Hi, Jim. I think your question was the impact on 2009 on this change in shape – the most recent and final change in shape is that correct? James Bellessa – D.A. Davidson: Yes it is.

Lori Smith

Analyst

Yes, there will be very little impact going forward because what we have in place right now is an equal distribution of the net power supply costs and the normalized shape will be only just very slightly different than where we are currently. So there won’t be very much impact going forward into 2009 and when we get into our comparisons then there will be more explaining to do as we’ve changed it, like you said in the beginning, a couple of times this year.
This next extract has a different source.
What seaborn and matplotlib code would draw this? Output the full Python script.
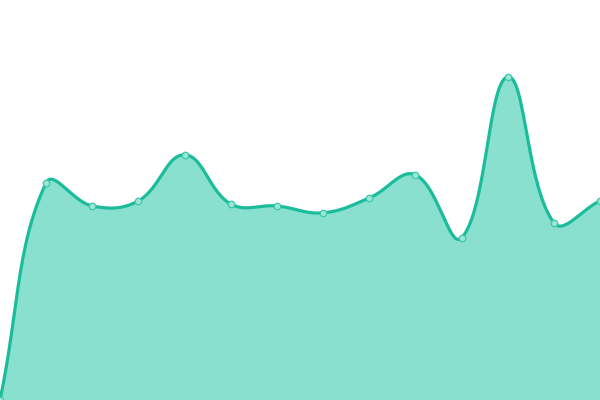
import numpy as np
import pandas as pd
import matplotlib
matplotlib.use("Agg")
import matplotlib.pyplot as plt
import seaborn as sns

# ----------------------------------------
# Data (y axis 0..100, hidden)
# ----------------------------------------
steps = list(range(14))
values = [0, 54.3, 48.5, 49.8, 61.3, 49.0, 48.5, 46.8, 50.5, 56.3, 40.5, 80.8, 44.3, 49.8]

LINE = "#1abc9c"
FILL = "#8ae0cf"
W, H = 600, 400
YMAX = 100


# ----------------------------------------
# Chart.js-like spline (tension 0.4), computed in pixel space
# ----------------------------------------
def smooth(xs, ys, tension=0.4, n=30):
    px = np.array(xs, float) * W / (len(xs) - 1)
    py = np.array(ys, float) * H / YMAX
    pts = np.column_stack([px, py])
    cps = []
    for i in range(len(pts)):
        prev = pts[max(i - 1, 0)]
        cur = pts[i]
        nxt = pts[min(i + 1, len(pts) - 1)]
        d01 = np.hypot(*(cur - prev))
        d12 = np.hypot(*(nxt - cur))
        tot = d01 + d12
        s01 = d01 / tot if tot else 0
        s12 = d12 / tot if tot else 0
        c_prev = cur - tension * s01 * (nxt - prev)
        c_next = cur + tension * s12 * (nxt - prev)
        c_prev = np.clip(c_prev, [0, 0], [W, H])
        c_next = np.clip(c_next, [0, 0], [W, H])
        cps.append((c_prev, c_next))
    out = []
    t = np.linspace(0, 1, n)[:, None]
    for i in range(len(pts) - 1):
        p0, p3 = pts[i], pts[i + 1]
        p1, p2 = cps[i][1], cps[i + 1][0]
        seg = ((1 - t) ** 3) * p0 + 3 * ((1 - t) ** 2) * t * p1 + 3 * (1 - t) * t ** 2 * p2 + t ** 3 * p3
        out.append(seg if i == 0 else seg[1:])
    out = np.vstack(out)
    return out[:, 0] * (len(xs) - 1) / W, out[:, 1] * YMAX / H


sx, sy = smooth(steps, values)
curve = pd.DataFrame({"step": sx, "value": sy})
points = pd.DataFrame({"step": steps, "value": values})

fig = plt.figure(figsize=(6, 4), dpi=100)
ax = fig.add_axes([0, 0, 1, 1])

ax.fill_between(curve["step"], curve["value"], 0, color=FILL, linewidth=0)
sns.lineplot(data=curve, x="step", y="value", ax=ax, color=LINE, linewidth=2.3,
             sort=False, estimator=None)
sns.scatterplot(data=points, x="step", y="value", ax=ax, s=22, color="#9be6d6",
                edgecolor="#3cc8a8", linewidth=0.9, zorder=5)

ax.set_xlim(0, len(steps) - 1)
ax.set_ylim(0, YMAX)
ax.axis("off")

fig.savefig("out.png", dpi=100)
James Bellessa – D.A. Davidson: Thanks for your responses.

Darrel Anderson

Management

Thanks, Jim.

Operator

Operator

(Operator instructions) I show no further questions at this time. Mr. Keen I’d like to turn the conference back over to for any additional or closing comments.

LaMont Keen

Management

All right, thank you, Sarah, our operator; and thank all of you for participating on our call this afternoon. We look forward to seeing many of you next week at the EEI Financial Conference in Phoenix and in any event. Thank you for your interest in IDACORP. Good day.

Operator

Operator

And again that does conclude today’s conference and thank you all for joining us.